Transcribe the listing that follows in full, omitting pictures.

---------------

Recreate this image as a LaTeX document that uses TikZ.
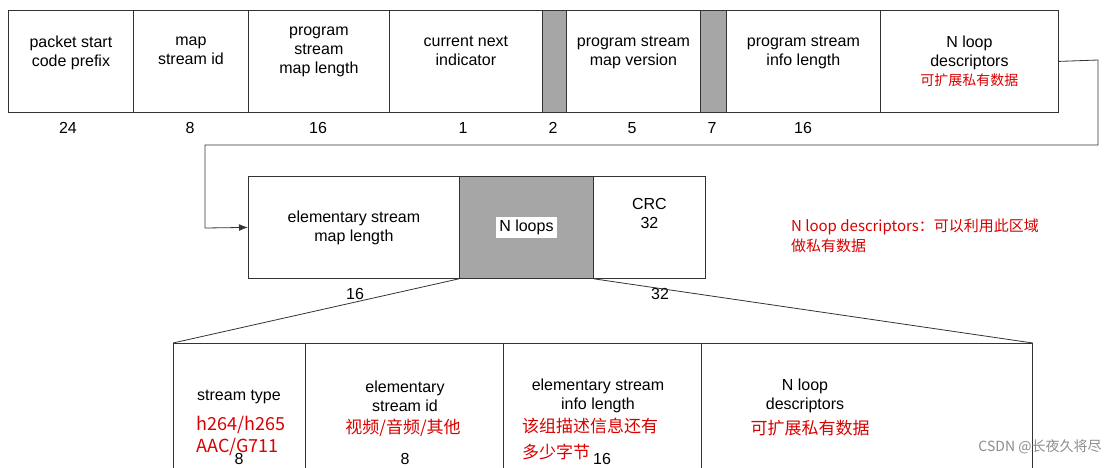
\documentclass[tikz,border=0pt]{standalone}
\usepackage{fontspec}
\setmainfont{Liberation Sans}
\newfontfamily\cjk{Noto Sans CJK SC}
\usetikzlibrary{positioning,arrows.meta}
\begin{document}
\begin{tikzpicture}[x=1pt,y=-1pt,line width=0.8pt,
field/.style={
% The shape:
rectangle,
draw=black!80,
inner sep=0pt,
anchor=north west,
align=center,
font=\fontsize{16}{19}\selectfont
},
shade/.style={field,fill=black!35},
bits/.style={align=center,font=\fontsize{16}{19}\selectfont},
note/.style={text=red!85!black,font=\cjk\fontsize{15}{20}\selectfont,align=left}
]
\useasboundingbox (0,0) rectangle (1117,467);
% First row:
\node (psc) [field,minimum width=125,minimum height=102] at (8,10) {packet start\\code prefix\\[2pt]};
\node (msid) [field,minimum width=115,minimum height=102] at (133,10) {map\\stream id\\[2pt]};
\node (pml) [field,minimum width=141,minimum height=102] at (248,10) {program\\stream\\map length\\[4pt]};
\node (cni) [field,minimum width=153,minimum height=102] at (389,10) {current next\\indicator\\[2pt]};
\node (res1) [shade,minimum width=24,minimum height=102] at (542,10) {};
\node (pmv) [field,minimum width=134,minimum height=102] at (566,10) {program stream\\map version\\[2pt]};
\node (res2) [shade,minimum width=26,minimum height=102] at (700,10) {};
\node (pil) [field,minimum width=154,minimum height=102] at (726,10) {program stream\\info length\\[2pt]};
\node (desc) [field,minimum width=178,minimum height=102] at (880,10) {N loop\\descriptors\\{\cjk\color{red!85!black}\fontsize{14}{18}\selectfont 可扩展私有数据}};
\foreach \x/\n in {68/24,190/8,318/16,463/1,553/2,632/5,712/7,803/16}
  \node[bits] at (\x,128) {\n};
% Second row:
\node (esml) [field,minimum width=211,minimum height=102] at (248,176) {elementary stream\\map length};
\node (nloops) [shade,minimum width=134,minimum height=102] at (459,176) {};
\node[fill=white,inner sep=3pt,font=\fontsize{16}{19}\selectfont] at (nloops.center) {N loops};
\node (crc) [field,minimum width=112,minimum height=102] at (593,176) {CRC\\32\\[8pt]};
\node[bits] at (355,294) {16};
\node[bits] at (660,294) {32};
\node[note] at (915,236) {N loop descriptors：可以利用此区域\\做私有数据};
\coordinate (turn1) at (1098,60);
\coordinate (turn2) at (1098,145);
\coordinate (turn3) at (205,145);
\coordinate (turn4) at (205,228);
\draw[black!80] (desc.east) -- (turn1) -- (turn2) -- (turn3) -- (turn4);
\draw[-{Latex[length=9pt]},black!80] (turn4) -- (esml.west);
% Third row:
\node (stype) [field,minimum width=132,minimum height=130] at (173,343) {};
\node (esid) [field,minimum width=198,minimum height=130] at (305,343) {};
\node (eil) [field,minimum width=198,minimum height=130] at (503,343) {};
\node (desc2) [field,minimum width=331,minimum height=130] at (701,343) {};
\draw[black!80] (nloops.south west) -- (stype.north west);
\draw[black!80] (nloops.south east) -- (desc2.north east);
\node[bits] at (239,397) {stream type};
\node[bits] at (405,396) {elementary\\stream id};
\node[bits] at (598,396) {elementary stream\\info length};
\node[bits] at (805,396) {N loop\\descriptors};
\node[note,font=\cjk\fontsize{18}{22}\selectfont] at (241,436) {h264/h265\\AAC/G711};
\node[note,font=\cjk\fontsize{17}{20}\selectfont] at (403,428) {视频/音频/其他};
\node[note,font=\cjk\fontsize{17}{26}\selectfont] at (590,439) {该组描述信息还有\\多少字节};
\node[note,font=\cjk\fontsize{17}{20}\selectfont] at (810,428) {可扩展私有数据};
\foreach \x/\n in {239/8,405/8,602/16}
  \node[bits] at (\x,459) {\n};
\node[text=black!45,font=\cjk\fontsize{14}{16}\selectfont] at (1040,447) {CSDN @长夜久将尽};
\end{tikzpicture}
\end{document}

---------------

= Worked solution =
Recreate this image as a LaTeX document that uses TikZ.
\documentclass[tikz,border=0pt]{standalone}
\usepackage{fontspec}
\setmainfont{Liberation Sans}
\newfontfamily\cjk{Noto Sans CJK SC}
\usetikzlibrary{positioning,arrows.meta}
\begin{document}
\begin{tikzpicture}[x=1pt,y=-1pt,line width=0.8pt,
field/.style={
% The shape:
rectangle,
draw=black!80,
inner sep=0pt,
anchor=north west,
align=center,
font=\fontsize{16}{19}\selectfont
},
shade/.style={field,fill=black!35},
bits/.style={align=center,font=\fontsize{16}{19}\selectfont},
note/.style={text=red!85!black,font=\cjk\fontsize{15}{20}\selectfont,align=left}
]
\useasboundingbox (0,0) rectangle (1117,467);
% First row:
\node (psc) [field,minimum width=125,minimum height=102] at (8,10) {packet start\\code prefix\\[2pt]};
\node (msid) [field,minimum width=115,minimum height=102] at (133,10) {map\\stream id\\[2pt]};
\node (pml) [field,minimum width=141,minimum height=102] at (248,10) {program\\stream\\map length\\[4pt]};
\node (cni) [field,minimum width=153,minimum height=102] at (389,10) {current next\\indicator\\[2pt]};
\node (res1) [shade,minimum width=24,minimum height=102] at (542,10) {};
\node (pmv) [field,minimum width=134,minimum height=102] at (566,10) {program stream\\map version\\[2pt]};
\node (res2) [shade,minimum width=26,minimum height=102] at (700,10) {};
\node (pil) [field,minimum width=154,minimum height=102] at (726,10) {program stream\\info length\\[2pt]};
\node (desc) [field,minimum width=178,minimum height=102] at (880,10) {N loop\\descriptors\\{\cjk\color{red!85!black}\fontsize{14}{18}\selectfont 可扩展私有数据}};
\foreach \x/\n in {68/24,190/8,318/16,463/1,553/2,632/5,712/7,803/16}
  \node[bits] at (\x,128) {\n};
% Second row:
\node (esml) [field,minimum width=211,minimum height=102] at (248,176) {elementary stream\\map length};
\node (nloops) [shade,minimum width=134,minimum height=102] at (459,176) {};
\node[fill=white,inner sep=3pt,font=\fontsize{16}{19}\selectfont] at (nloops.center) {N loops};
\node (crc) [field,minimum width=112,minimum height=102] at (593,176) {CRC\\32\\[8pt]};
\node[bits] at (355,294) {16};
\node[bits] at (660,294) {32};
\node[note] at (915,236) {N loop descriptors：可以利用此区域\\做私有数据};
\coordinate (turn1) at (1098,60);
\coordinate (turn2) at (1098,145);
\coordinate (turn3) at (205,145);
\coordinate (turn4) at (205,228);
\draw[black!80] (desc.east) -- (turn1) -- (turn2) -- (turn3) -- (turn4);
\draw[-{Latex[length=9pt]},black!80] (turn4) -- (esml.west);
% Third row:
\node (stype) [field,minimum width=132,minimum height=130] at (173,343) {};
\node (esid) [field,minimum width=198,minimum height=130] at (305,343) {};
\node (eil) [field,minimum width=198,minimum height=130] at (503,343) {};
\node (desc2) [field,minimum width=331,minimum height=130] at (701,343) {};
\draw[black!80] (nloops.south west) -- (stype.north west);
\draw[black!80] (nloops.south east) -- (desc2.north east);
\node[bits] at (239,397) {stream type};
\node[bits] at (405,396) {elementary\\stream id};
\node[bits] at (598,396) {elementary stream\\info length};
\node[bits] at (805,396) {N loop\\descriptors};
\node[note,font=\cjk\fontsize{18}{22}\selectfont] at (241,436) {h264/h265\\AAC/G711};
\node[note,font=\cjk\fontsize{17}{20}\selectfont] at (403,428) {视频/音频/其他};
\node[note,font=\cjk\fontsize{17}{26}\selectfont] at (590,439) {该组描述信息还有\\多少字节};
\node[note,font=\cjk\fontsize{17}{20}\selectfont] at (810,428) {可扩展私有数据};
\foreach \x/\n in {239/8,405/8,602/16}
  \node[bits] at (\x,459) {\n};
\node[text=black!45,font=\cjk\fontsize{14}{16}\selectfont] at (1040,447) {CSDN @长夜久将尽};
\end{tikzpicture}
\end{document}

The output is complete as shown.